C’est également sur la scène de l’Alvin Theatre que Porgy and Bess fit sa première mondiale, ajoutant à la légende du lieu.
Malheureusement, ce théâtre historique perdit son nom emblématique en 1983 pour devenir l’actuel Neil Simon Theatre.
J. Brooks Atkinson, dans The New York Times, écrivit que "s’il n’y avait pas déjà deux ou trois excellents musicals en ville, on pourrait bien, par pure audace, couronner Funny Face comme le meilleur d’entre eux." Il décrivit le spectacle comme "un divertissement d’une gaieté rare", offrant "une expérience pleinement satisfaisante", enrichie de "plusieurs très bonnes chansons". Il souligna également que les Astaire avaient conquis une place unique dans l’univers de la comédie musicale, et que, à deux reprises au cours de la représentation, Fred Astaire coupa littéralement le souffle au public avec son jeu de jambes fulgurant et sa maîtrise parfaite d’un étonnant numéro de pantomime en clog dance.

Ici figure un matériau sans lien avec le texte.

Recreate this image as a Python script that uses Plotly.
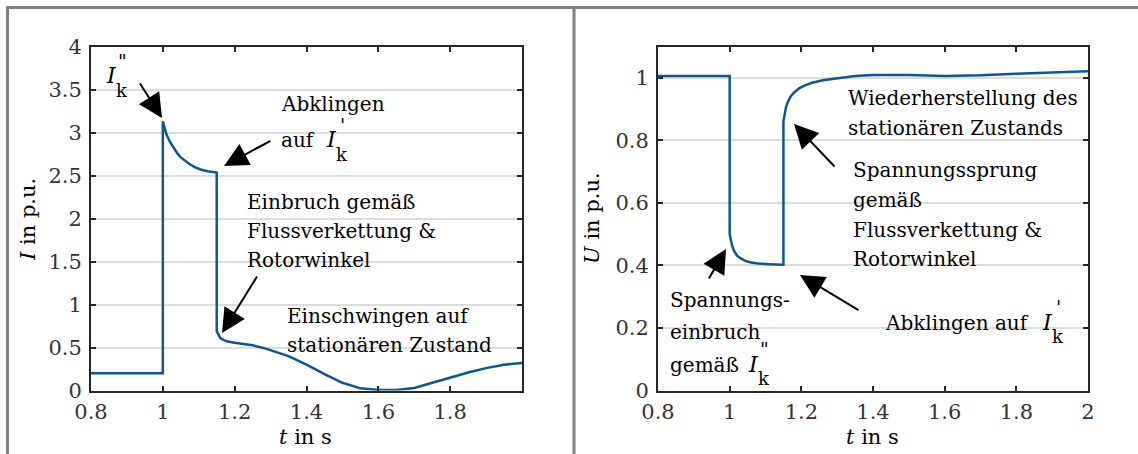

La production londonienne ouvrit ses portes au Princes Theatre le 8 novembre 1928 et y fut jouée jusqu’au 29 janvier 1929. Après une courte tournée en province à travers le Royaume-Uni, le musical fut repris au Winter Garden Theatre de Londres le 11 mars 1929, où il resta à l’affiche jusqu’en juin 1929, atteignant un total impressionnant de 263 représentations. Leslie Henson partageait la tête d’affiche avec Fred et Adele Astaire.
Il faut noter que le film Funny Face, produit par Paramount en 1957, n'est pas une adaptation du spectacle original.